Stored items
##########

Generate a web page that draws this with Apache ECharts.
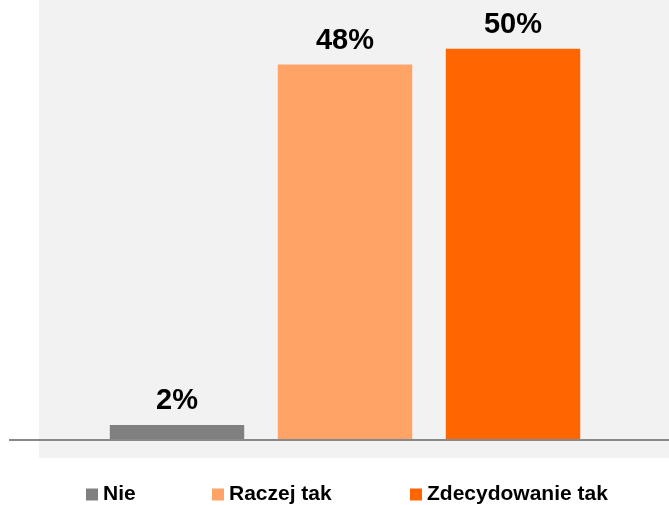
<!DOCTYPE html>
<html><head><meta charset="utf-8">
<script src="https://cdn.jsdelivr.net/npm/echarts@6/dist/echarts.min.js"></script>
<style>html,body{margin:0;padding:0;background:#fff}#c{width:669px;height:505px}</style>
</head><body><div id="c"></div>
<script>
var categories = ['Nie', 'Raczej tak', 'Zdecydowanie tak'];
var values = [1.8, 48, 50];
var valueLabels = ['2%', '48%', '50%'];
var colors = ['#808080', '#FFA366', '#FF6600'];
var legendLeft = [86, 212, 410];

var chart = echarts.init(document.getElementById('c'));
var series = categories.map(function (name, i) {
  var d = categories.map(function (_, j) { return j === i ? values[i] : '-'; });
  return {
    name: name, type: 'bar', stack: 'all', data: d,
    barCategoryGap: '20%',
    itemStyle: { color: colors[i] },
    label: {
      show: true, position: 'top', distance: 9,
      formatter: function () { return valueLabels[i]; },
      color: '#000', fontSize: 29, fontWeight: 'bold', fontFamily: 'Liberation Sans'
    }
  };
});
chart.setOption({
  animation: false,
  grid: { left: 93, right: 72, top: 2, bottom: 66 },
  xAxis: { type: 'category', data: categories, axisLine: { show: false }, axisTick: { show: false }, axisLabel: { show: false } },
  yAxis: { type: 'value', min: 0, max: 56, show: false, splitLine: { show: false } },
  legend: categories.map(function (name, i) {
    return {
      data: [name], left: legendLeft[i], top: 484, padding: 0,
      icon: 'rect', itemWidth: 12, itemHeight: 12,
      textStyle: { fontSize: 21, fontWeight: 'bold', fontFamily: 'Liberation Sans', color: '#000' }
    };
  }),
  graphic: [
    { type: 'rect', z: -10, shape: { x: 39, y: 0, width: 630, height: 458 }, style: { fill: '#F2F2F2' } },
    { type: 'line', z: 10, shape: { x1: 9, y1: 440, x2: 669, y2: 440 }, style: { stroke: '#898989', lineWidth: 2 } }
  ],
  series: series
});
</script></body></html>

##########

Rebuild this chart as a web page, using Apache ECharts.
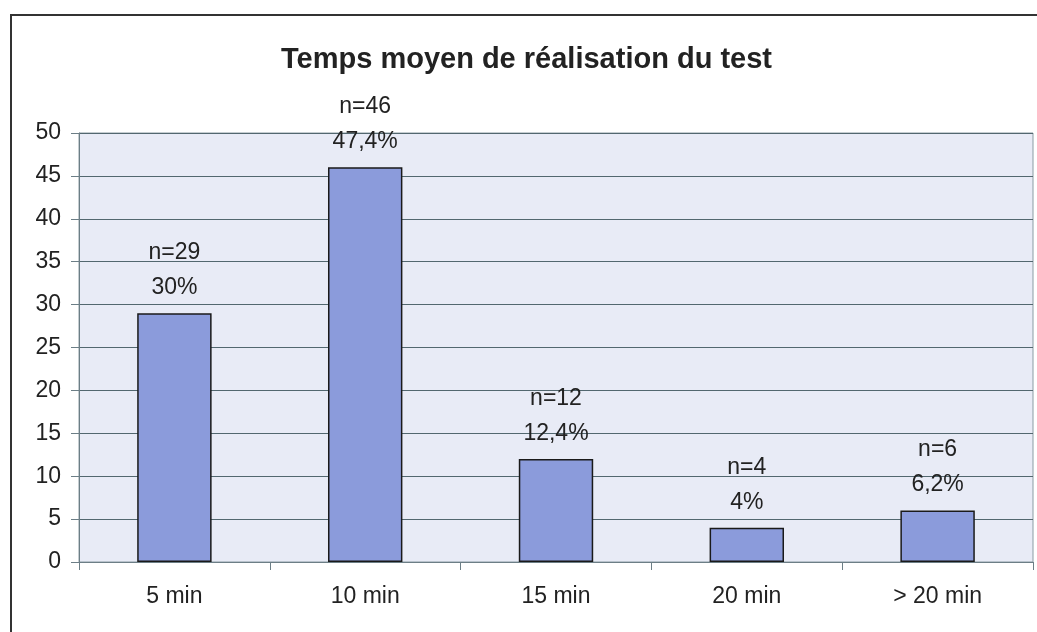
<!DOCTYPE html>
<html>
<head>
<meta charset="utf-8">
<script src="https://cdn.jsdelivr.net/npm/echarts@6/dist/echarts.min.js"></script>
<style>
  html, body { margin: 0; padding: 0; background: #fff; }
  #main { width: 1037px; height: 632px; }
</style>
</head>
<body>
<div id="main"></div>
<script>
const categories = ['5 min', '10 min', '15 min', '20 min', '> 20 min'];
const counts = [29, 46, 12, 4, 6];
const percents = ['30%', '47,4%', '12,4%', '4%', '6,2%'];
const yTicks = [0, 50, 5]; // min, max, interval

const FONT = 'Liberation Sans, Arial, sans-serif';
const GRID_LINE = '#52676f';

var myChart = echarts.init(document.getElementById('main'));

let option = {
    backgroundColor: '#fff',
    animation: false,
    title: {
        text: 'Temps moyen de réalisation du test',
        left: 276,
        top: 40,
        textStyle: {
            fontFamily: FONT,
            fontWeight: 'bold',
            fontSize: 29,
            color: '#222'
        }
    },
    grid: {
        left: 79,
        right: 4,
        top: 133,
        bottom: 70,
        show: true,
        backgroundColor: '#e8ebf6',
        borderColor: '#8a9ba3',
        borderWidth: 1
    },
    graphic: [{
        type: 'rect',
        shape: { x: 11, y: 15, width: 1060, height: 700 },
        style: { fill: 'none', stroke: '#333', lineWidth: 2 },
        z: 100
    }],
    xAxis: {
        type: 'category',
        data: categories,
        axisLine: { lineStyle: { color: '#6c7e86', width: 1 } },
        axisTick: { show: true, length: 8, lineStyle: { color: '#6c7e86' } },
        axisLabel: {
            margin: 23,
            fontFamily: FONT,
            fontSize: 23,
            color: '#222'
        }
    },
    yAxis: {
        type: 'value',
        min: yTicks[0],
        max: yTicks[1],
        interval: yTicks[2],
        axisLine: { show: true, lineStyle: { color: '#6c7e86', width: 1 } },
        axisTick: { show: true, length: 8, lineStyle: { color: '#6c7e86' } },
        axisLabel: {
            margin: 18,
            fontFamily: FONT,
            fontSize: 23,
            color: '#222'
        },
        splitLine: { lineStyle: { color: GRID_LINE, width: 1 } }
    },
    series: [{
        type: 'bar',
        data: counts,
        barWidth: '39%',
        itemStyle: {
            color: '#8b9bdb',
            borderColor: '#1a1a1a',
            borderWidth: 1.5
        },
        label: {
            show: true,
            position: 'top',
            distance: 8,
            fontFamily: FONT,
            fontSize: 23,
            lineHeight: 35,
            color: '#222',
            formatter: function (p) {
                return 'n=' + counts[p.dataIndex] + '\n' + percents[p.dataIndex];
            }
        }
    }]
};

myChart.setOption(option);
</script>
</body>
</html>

##########

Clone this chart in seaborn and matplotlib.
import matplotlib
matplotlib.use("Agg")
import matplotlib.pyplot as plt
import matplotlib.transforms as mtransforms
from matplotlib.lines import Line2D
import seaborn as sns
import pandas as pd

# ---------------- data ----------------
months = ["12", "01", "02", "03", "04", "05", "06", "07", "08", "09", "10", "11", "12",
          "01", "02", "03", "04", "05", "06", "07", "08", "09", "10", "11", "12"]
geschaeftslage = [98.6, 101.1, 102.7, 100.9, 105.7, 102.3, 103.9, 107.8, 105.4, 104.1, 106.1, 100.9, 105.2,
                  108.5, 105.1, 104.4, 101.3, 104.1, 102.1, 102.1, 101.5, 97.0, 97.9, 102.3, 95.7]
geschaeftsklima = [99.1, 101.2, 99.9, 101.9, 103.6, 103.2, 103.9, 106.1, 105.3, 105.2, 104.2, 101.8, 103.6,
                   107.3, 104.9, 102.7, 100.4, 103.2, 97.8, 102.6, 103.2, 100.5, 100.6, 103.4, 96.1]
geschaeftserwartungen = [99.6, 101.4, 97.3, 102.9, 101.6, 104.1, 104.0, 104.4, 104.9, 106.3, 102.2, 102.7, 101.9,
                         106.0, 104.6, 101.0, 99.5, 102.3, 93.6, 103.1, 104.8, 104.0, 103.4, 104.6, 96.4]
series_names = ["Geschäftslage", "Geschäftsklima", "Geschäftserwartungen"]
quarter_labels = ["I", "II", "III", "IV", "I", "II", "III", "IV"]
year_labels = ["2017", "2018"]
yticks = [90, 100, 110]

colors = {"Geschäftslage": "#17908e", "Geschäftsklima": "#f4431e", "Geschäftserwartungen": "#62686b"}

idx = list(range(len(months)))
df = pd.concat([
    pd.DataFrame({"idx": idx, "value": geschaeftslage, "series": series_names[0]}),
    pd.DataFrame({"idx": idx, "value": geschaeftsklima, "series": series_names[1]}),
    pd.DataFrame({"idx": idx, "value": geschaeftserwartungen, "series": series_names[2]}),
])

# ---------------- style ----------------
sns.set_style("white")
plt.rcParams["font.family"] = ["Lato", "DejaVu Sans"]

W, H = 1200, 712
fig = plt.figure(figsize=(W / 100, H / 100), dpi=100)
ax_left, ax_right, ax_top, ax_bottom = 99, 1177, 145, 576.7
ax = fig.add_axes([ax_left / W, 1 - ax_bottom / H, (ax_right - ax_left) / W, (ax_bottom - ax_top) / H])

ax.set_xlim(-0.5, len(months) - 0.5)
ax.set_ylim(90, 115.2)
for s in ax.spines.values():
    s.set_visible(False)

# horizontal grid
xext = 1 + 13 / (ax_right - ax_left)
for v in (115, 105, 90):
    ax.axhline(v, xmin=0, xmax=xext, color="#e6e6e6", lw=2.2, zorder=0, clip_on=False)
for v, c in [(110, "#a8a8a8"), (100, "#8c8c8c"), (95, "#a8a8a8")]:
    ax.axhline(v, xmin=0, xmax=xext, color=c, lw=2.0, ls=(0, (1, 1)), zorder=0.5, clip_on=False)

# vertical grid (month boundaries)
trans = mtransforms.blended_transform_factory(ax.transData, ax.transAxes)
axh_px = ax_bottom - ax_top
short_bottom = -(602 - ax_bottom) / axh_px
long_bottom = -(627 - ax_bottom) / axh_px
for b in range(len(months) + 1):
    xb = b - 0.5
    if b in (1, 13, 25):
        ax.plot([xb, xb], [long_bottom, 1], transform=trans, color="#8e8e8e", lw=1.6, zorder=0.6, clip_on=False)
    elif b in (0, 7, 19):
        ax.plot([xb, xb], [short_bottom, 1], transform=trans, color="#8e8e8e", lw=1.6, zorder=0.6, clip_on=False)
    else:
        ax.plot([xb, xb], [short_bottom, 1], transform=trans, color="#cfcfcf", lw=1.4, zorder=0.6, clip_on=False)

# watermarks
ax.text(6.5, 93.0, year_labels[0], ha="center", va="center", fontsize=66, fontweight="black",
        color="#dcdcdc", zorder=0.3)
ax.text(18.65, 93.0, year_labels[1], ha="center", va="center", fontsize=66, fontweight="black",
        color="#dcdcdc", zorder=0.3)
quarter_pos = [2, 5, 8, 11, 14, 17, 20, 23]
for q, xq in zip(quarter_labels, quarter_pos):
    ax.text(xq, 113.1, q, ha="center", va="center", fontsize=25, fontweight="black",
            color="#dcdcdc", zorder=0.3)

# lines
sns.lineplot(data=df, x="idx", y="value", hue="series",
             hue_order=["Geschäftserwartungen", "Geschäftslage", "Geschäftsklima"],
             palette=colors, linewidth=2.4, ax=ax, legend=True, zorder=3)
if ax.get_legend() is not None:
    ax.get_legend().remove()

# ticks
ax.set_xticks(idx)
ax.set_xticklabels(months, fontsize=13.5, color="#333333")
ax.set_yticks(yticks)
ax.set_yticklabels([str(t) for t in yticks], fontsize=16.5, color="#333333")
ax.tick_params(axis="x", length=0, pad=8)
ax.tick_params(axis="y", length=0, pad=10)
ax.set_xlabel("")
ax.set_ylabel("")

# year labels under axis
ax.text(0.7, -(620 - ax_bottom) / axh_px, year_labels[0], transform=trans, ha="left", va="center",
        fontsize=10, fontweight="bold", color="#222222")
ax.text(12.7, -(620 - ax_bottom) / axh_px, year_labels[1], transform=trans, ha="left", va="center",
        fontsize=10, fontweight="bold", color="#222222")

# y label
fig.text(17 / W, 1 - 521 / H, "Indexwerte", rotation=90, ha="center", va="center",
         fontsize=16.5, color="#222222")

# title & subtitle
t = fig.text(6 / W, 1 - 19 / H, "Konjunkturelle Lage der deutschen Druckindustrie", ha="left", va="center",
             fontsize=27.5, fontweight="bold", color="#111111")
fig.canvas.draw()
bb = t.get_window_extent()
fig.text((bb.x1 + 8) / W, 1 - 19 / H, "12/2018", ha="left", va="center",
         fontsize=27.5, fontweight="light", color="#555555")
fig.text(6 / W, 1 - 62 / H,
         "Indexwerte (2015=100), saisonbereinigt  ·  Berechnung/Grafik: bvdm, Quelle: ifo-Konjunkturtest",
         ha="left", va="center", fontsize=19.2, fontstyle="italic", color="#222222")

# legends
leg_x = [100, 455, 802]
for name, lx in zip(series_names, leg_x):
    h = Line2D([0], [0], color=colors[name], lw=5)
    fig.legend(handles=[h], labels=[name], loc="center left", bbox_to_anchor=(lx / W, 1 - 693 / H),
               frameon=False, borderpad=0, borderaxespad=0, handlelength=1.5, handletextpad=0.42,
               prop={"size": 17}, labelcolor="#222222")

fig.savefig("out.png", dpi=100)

##########

**EXERCISE**.
Filter out all lines lacking the word "Apache" and copy the rest.

**OUTPUT FOR THIS EXERCISE**.
Generate a web page that draws this with Apache ECharts.
Rebuild this chart as a web page, using Apache ECharts.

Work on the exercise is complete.